‘Weeds’ can be valuable garden ingredients
By JIMMY WILLIAMS Special to The Messenger
Posted: Tuesday, July 8, 2008 11:04 pm
The query goes like this: “Is that a plant or a weed?” The answer goes like this: “Yes.”
Well, duh! A weed is a plant. A plant is not necessarily a weed.
I know what they mean. What the questioner really meant was: “Is that a plant you put there or is it a plant that, somehow, came in on its own?”
In our lower damp border adjoining a wet weather ditch, there are hostas, wild irises, hydrangeas, summer phloxes and other things that revel in the wet stodgy clay there. Upstream, and about 100 yards away, there is a stand of wild ragwort with flat plates of yellow bloom 4 feet above the ground on sturdy stalks. It appeared on its own years ago.
In more recent times, it has seeded, via flowing winter water, on down to our mentioned damp border. There, it has become ensconced comfortably and it blends adroitly with its surroundings. When it blooms in spring it adds immeasurably to that bed.
Yet, visitors often exclaim, “That’s a weed!”
And indeed it is, when it overruns farm fields before it is burned down with herbicide for the planting of crops, which are not weeds.
Yet, in my own setting it is most definitely not a weed. Well, let us condition that statement:
It is a weed when there appears too much of it, which is often the case. Then, it must be controlled, which is an easy task. Young seedlings pull sweetly from the soggy soil in March. The relatively few that are allowed to remain are, as I said, definitely not weeds. Get it?
Plants that have been placed by your own loving hands can, in time, become weeds. Monarda, gooseneck loosestrife and numerous “cultivated” plants can easily overwhelm anything within reach with their relentless thuggery, either at the root or by fecund seeding.
A weed can be anything from a seemingly innocuous wild violet to a towering oak. The former swarms over everything in its path with that excess seeding, while an oak 3 feet from a house foundation can be a destructive weed indeed when it crashes through your roof in a windstorm.

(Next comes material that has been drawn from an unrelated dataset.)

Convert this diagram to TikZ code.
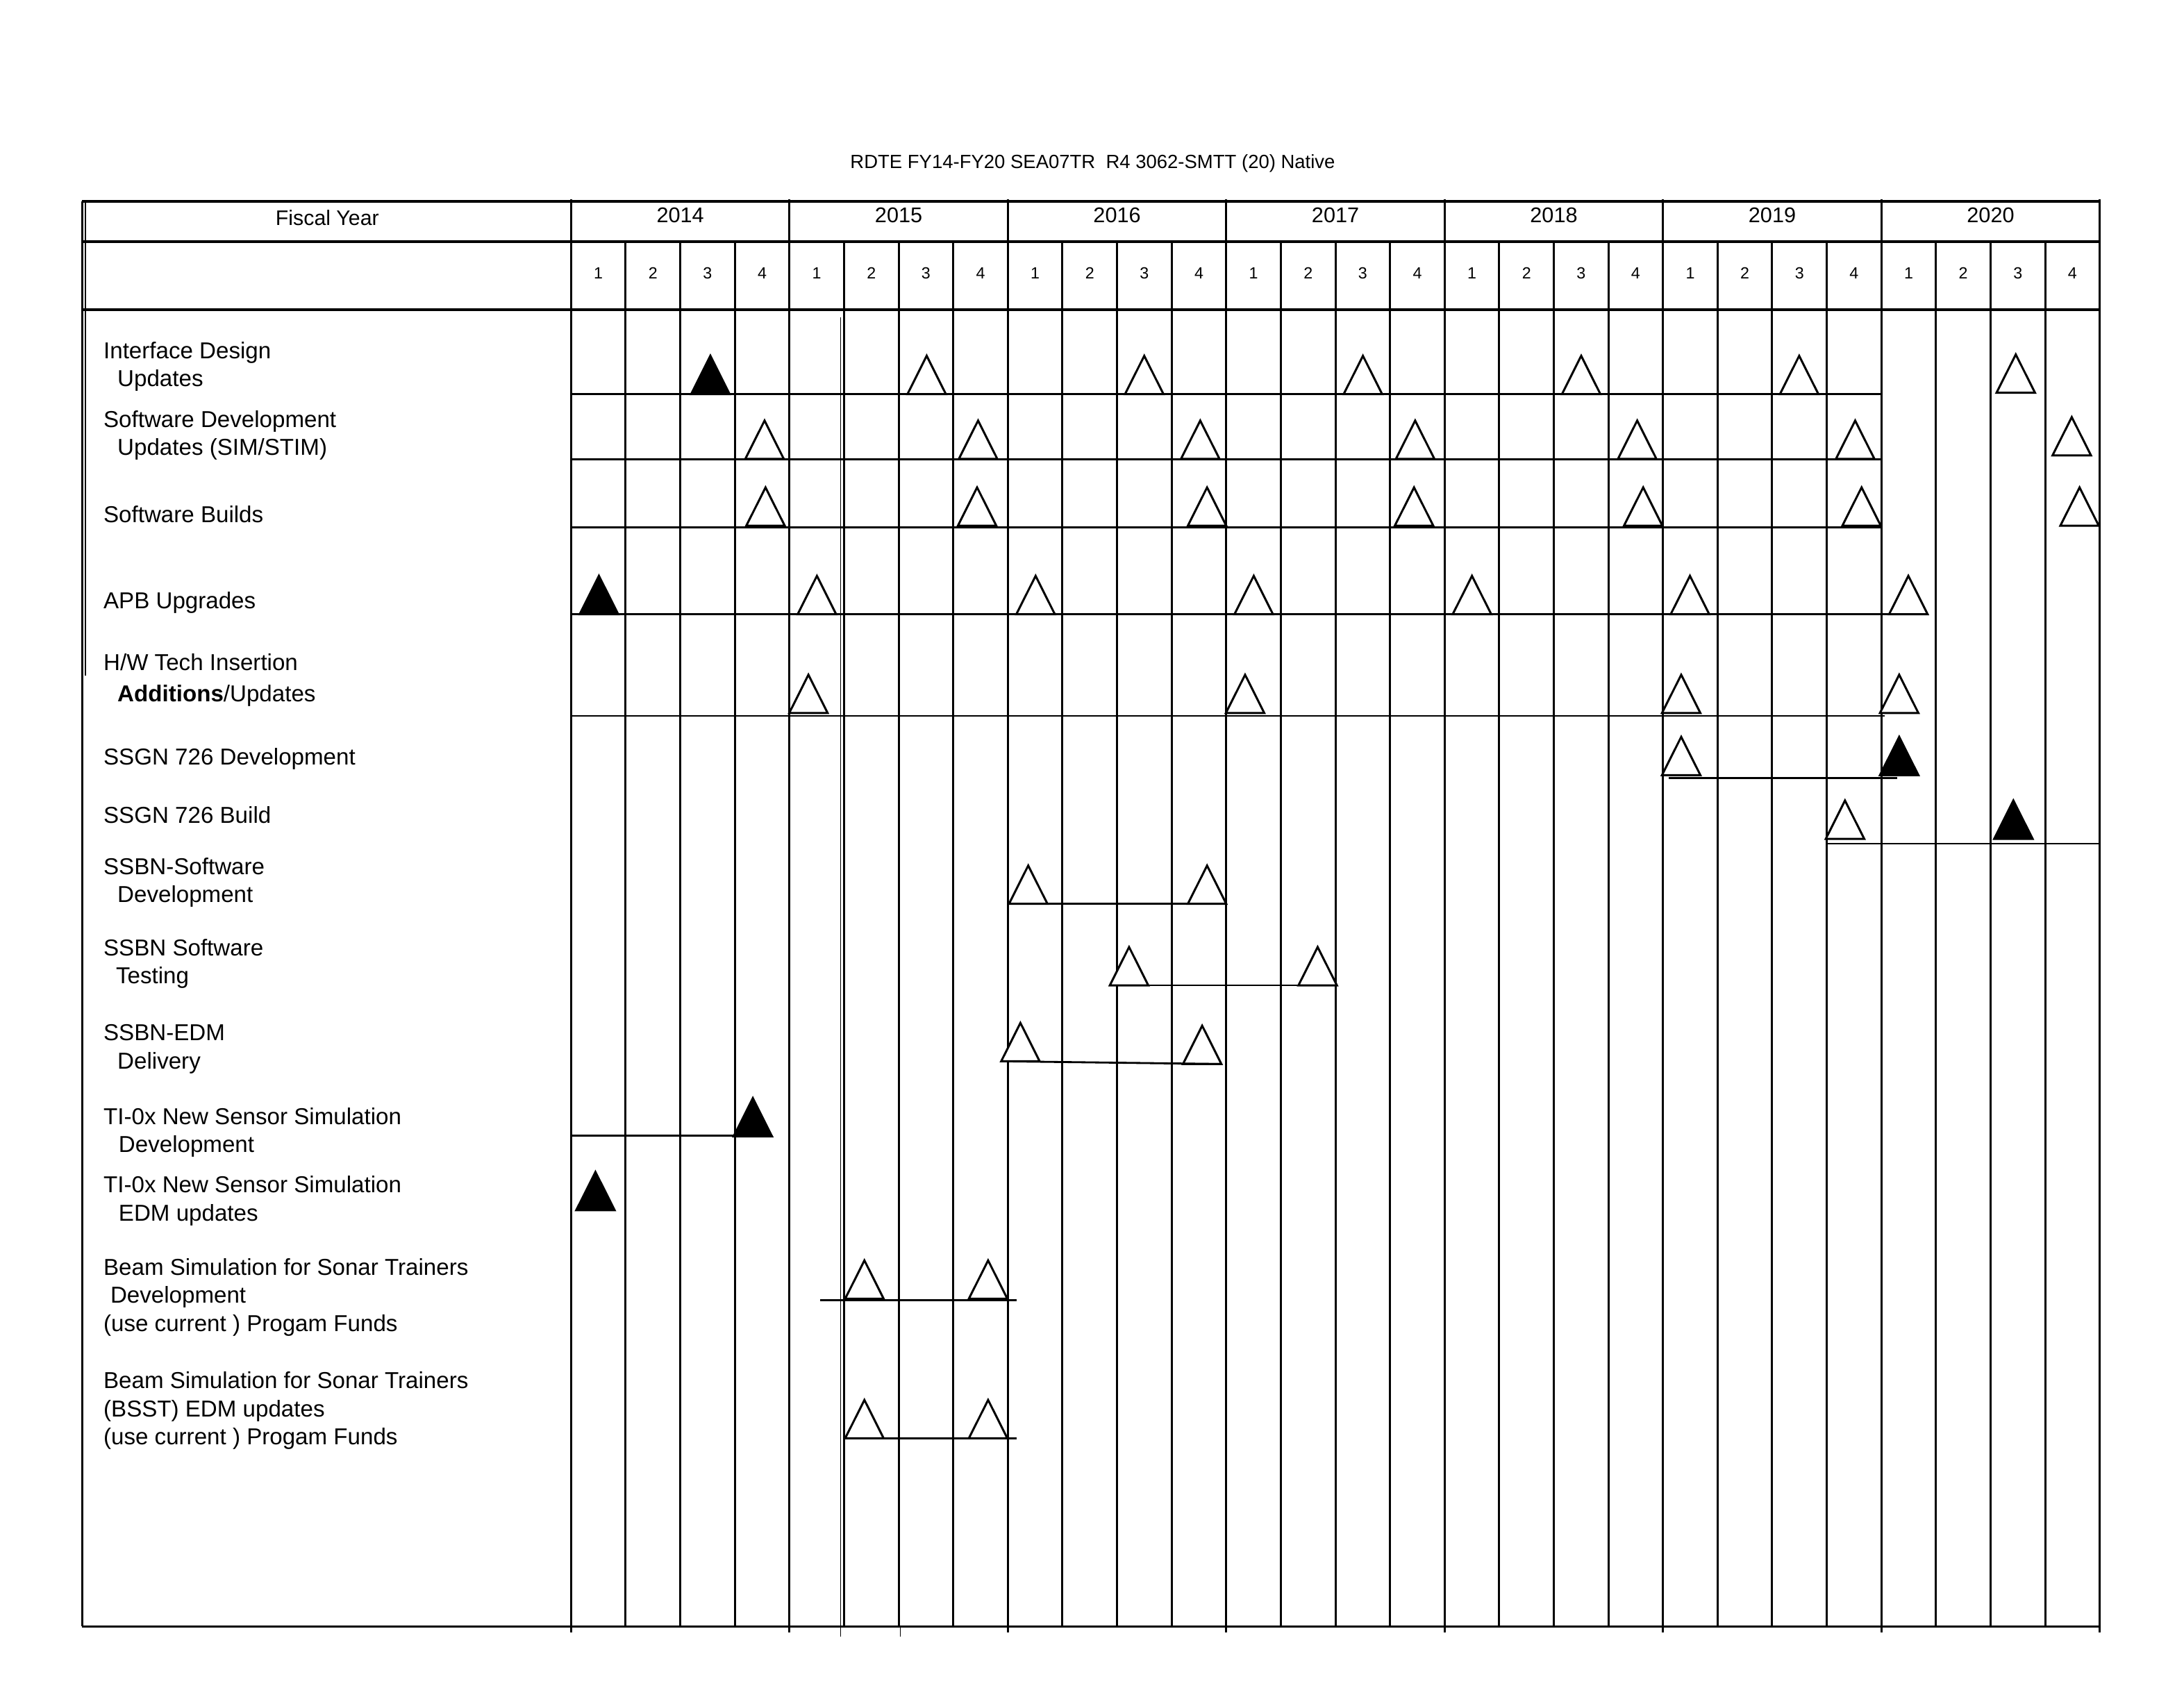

In fact, trees constitute just about the most evil weeds extant, and why people are so reluctant to do away with one (or many) is one of the mysteries of life I will never understand. A doddering old box elder, brittle and senile and an accident waiting to happen, has a preservation order on it. Why? Because it is a tree and Joyce Kilmer maintained only God can make one. He was right, of course.
God also made chiggers, ticks and crabgrass, and those same tree huggers will spend inordinate time and effort ridding themselves of such pests.
From Poor Willie’s Almanack — What is a weed? Any plant growing where it is not wanted.
Editor’s note: Jimmy Williams is production superintendent at The Paris Post-Intelligencer, where he also writes this column.